◆ Work instructions
Once the pictures are set aside, transcribe the remaining data exactly.
>>>
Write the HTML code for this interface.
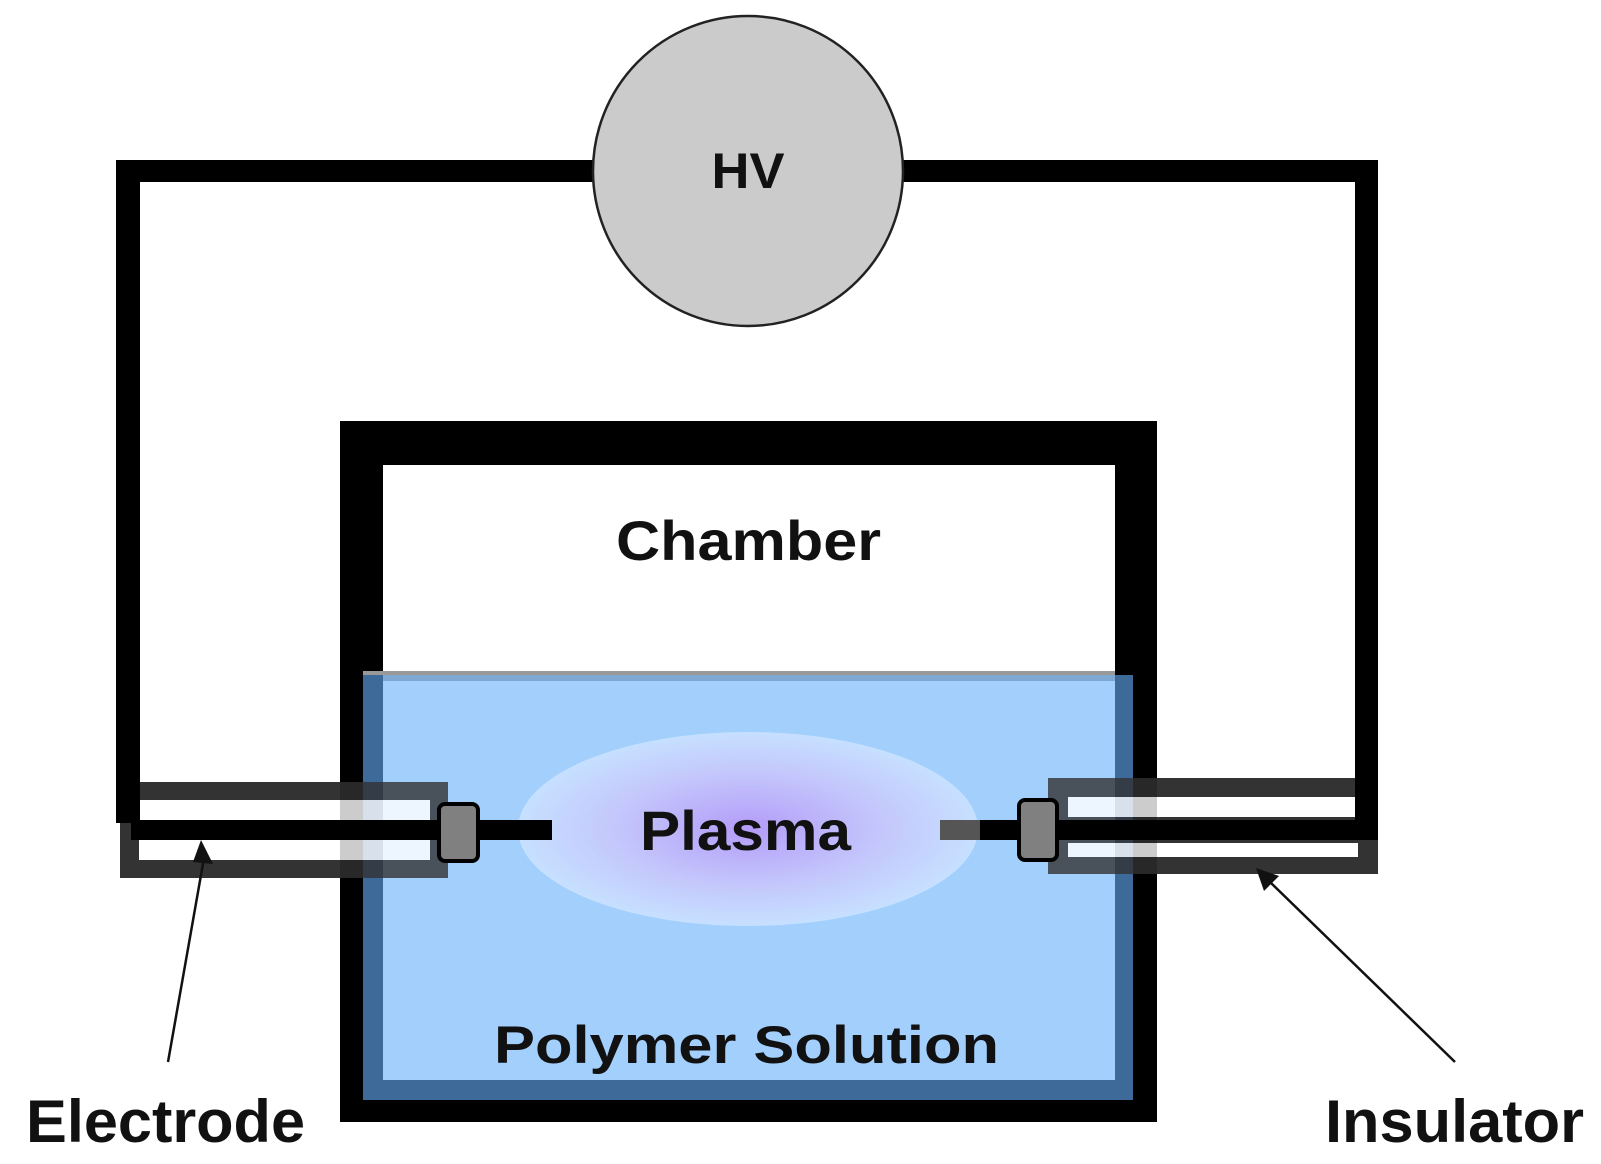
<!DOCTYPE html>
<html><head><meta charset="utf-8"><style>
html,body{margin:0;padding:0;background:#fff;}
svg{display:block;}
text{font-family:"Liberation Sans",Arial,sans-serif;font-weight:bold;fill:#111;}
</style></head><body>
<svg width="1601" height="1164" viewBox="0 0 1601 1164" xmlns="http://www.w3.org/2000/svg">
<defs>
<radialGradient id="pg" cx="50%" cy="50%" r="50%">
<stop offset="0" stop-color="#b49cf8"/>
<stop offset="0.6" stop-color="#c4c8fc"/>
<stop offset="1" stop-color="#c6e0ff"/>
</radialGradient>
</defs>
<rect x="116" y="160" width="24" height="663" fill="#000"/>
<rect x="116" y="160" width="1262" height="22" fill="#000"/>
<rect x="1355" y="160" width="23" height="680" fill="#000"/>
<circle cx="748" cy="171" r="155" fill="#cbcbcb" stroke="#222" stroke-width="2.5"/>
<text x="748" y="188" font-size="50" text-anchor="middle" textLength="73" lengthAdjust="spacingAndGlyphs">HV</text>
<rect x="340" y="421" width="817" height="701" fill="#000"/>
<rect x="383" y="465" width="732" height="210" fill="#fff"/>
<rect x="363" y="671" width="752" height="4" fill="#999"/>
<rect x="363" y="675" width="770" height="425" fill="#3e6a99"/>
<rect x="383" y="681" width="732" height="399" fill="#a3cffd"/>
<rect x="383" y="675" width="732" height="6" fill="#7ea8d2"/>
<ellipse cx="748" cy="829" rx="230" ry="97" fill="url(#pg)"/>
<!-- left insulator -->
<rect x="120" y="782" width="328" height="96" fill="#333"/>
<rect x="140" y="800" width="290" height="20" fill="#fff"/>
<rect x="139" y="840" width="291" height="20" fill="#fff"/>
<rect x="340" y="782" width="23" height="96" fill="#000" fill-opacity="0.2"/>
<rect x="363" y="782" width="20" height="96" fill="#3e6a99" fill-opacity="0.2"/>
<rect x="383" y="782" width="65" height="96" fill="#a3cffd" fill-opacity="0.2"/>
<rect x="116" y="700" width="24" height="123" fill="#000"/>
<rect x="131" y="820" width="421" height="20" fill="#000"/>
<rect x="439" y="804" width="39" height="57" rx="6" fill="#808080" stroke="#000" stroke-width="4"/>
<!-- right insulator -->
<rect x="1048" y="778" width="330" height="96" fill="#333"/>
<rect x="1068" y="797" width="287" height="20" fill="#fff"/>
<rect x="1068" y="843" width="290" height="14" fill="#fff"/>
<rect x="1048" y="778" width="67" height="96" fill="#a3cffd" fill-opacity="0.2"/>
<rect x="1115" y="778" width="18" height="96" fill="#3e6a99" fill-opacity="0.2"/>
<rect x="1133" y="778" width="24" height="96" fill="#000" fill-opacity="0.2"/>
<rect x="1355" y="700" width="23" height="140" fill="#000"/>
<rect x="940" y="820" width="40" height="20" fill="#555"/>
<rect x="980" y="820" width="398" height="20" fill="#000"/>
<rect x="1019" y="800" width="38" height="60" rx="6" fill="#808080" stroke="#000" stroke-width="4"/>
<text x="616" y="560" font-size="56" textLength="265" lengthAdjust="spacingAndGlyphs">Chamber</text>
<text x="640" y="850" font-size="56" textLength="211" lengthAdjust="spacingAndGlyphs">Plasma</text>
<text x="494" y="1063" font-size="53" textLength="505" lengthAdjust="spacingAndGlyphs">Polymer Solution</text>
<text x="26" y="1142" font-size="60" textLength="279" lengthAdjust="spacingAndGlyphs">Electrode</text>
<text x="1325" y="1142" font-size="60" textLength="259" lengthAdjust="spacingAndGlyphs">Insulator</text>
<line x1="168" y1="1062" x2="204" y2="858" stroke="#111" stroke-width="2.5"/>
<polygon points="201,840 193,862 213,864" fill="#111"/>
<line x1="1455" y1="1062" x2="1270" y2="882" stroke="#111" stroke-width="2.5"/>
<polygon points="1256,868 1264,891 1279,876" fill="#111"/>
</svg>
</body></html>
<<<
◆ Complete answer
Write the HTML code for this interface.
<!DOCTYPE html>
<html><head><meta charset="utf-8"><style>
html,body{margin:0;padding:0;background:#fff;}
svg{display:block;}
text{font-family:"Liberation Sans",Arial,sans-serif;font-weight:bold;fill:#111;}
</style></head><body>
<svg width="1601" height="1164" viewBox="0 0 1601 1164" xmlns="http://www.w3.org/2000/svg">
<defs>
<radialGradient id="pg" cx="50%" cy="50%" r="50%">
<stop offset="0" stop-color="#b49cf8"/>
<stop offset="0.6" stop-color="#c4c8fc"/>
<stop offset="1" stop-color="#c6e0ff"/>
</radialGradient>
</defs>
<rect x="116" y="160" width="24" height="663" fill="#000"/>
<rect x="116" y="160" width="1262" height="22" fill="#000"/>
<rect x="1355" y="160" width="23" height="680" fill="#000"/>
<circle cx="748" cy="171" r="155" fill="#cbcbcb" stroke="#222" stroke-width="2.5"/>
<text x="748" y="188" font-size="50" text-anchor="middle" textLength="73" lengthAdjust="spacingAndGlyphs">HV</text>
<rect x="340" y="421" width="817" height="701" fill="#000"/>
<rect x="383" y="465" width="732" height="210" fill="#fff"/>
<rect x="363" y="671" width="752" height="4" fill="#999"/>
<rect x="363" y="675" width="770" height="425" fill="#3e6a99"/>
<rect x="383" y="681" width="732" height="399" fill="#a3cffd"/>
<rect x="383" y="675" width="732" height="6" fill="#7ea8d2"/>
<ellipse cx="748" cy="829" rx="230" ry="97" fill="url(#pg)"/>
<!-- left insulator -->
<rect x="120" y="782" width="328" height="96" fill="#333"/>
<rect x="140" y="800" width="290" height="20" fill="#fff"/>
<rect x="139" y="840" width="291" height="20" fill="#fff"/>
<rect x="340" y="782" width="23" height="96" fill="#000" fill-opacity="0.2"/>
<rect x="363" y="782" width="20" height="96" fill="#3e6a99" fill-opacity="0.2"/>
<rect x="383" y="782" width="65" height="96" fill="#a3cffd" fill-opacity="0.2"/>
<rect x="116" y="700" width="24" height="123" fill="#000"/>
<rect x="131" y="820" width="421" height="20" fill="#000"/>
<rect x="439" y="804" width="39" height="57" rx="6" fill="#808080" stroke="#000" stroke-width="4"/>
<!-- right insulator -->
<rect x="1048" y="778" width="330" height="96" fill="#333"/>
<rect x="1068" y="797" width="287" height="20" fill="#fff"/>
<rect x="1068" y="843" width="290" height="14" fill="#fff"/>
<rect x="1048" y="778" width="67" height="96" fill="#a3cffd" fill-opacity="0.2"/>
<rect x="1115" y="778" width="18" height="96" fill="#3e6a99" fill-opacity="0.2"/>
<rect x="1133" y="778" width="24" height="96" fill="#000" fill-opacity="0.2"/>
<rect x="1355" y="700" width="23" height="140" fill="#000"/>
<rect x="940" y="820" width="40" height="20" fill="#555"/>
<rect x="980" y="820" width="398" height="20" fill="#000"/>
<rect x="1019" y="800" width="38" height="60" rx="6" fill="#808080" stroke="#000" stroke-width="4"/>
<text x="616" y="560" font-size="56" textLength="265" lengthAdjust="spacingAndGlyphs">Chamber</text>
<text x="640" y="850" font-size="56" textLength="211" lengthAdjust="spacingAndGlyphs">Plasma</text>
<text x="494" y="1063" font-size="53" textLength="505" lengthAdjust="spacingAndGlyphs">Polymer Solution</text>
<text x="26" y="1142" font-size="60" textLength="279" lengthAdjust="spacingAndGlyphs">Electrode</text>
<text x="1325" y="1142" font-size="60" textLength="259" lengthAdjust="spacingAndGlyphs">Insulator</text>
<line x1="168" y1="1062" x2="204" y2="858" stroke="#111" stroke-width="2.5"/>
<polygon points="201,840 193,862 213,864" fill="#111"/>
<line x1="1455" y1="1062" x2="1270" y2="882" stroke="#111" stroke-width="2.5"/>
<polygon points="1256,868 1264,891 1279,876" fill="#111"/>
</svg>
</body></html>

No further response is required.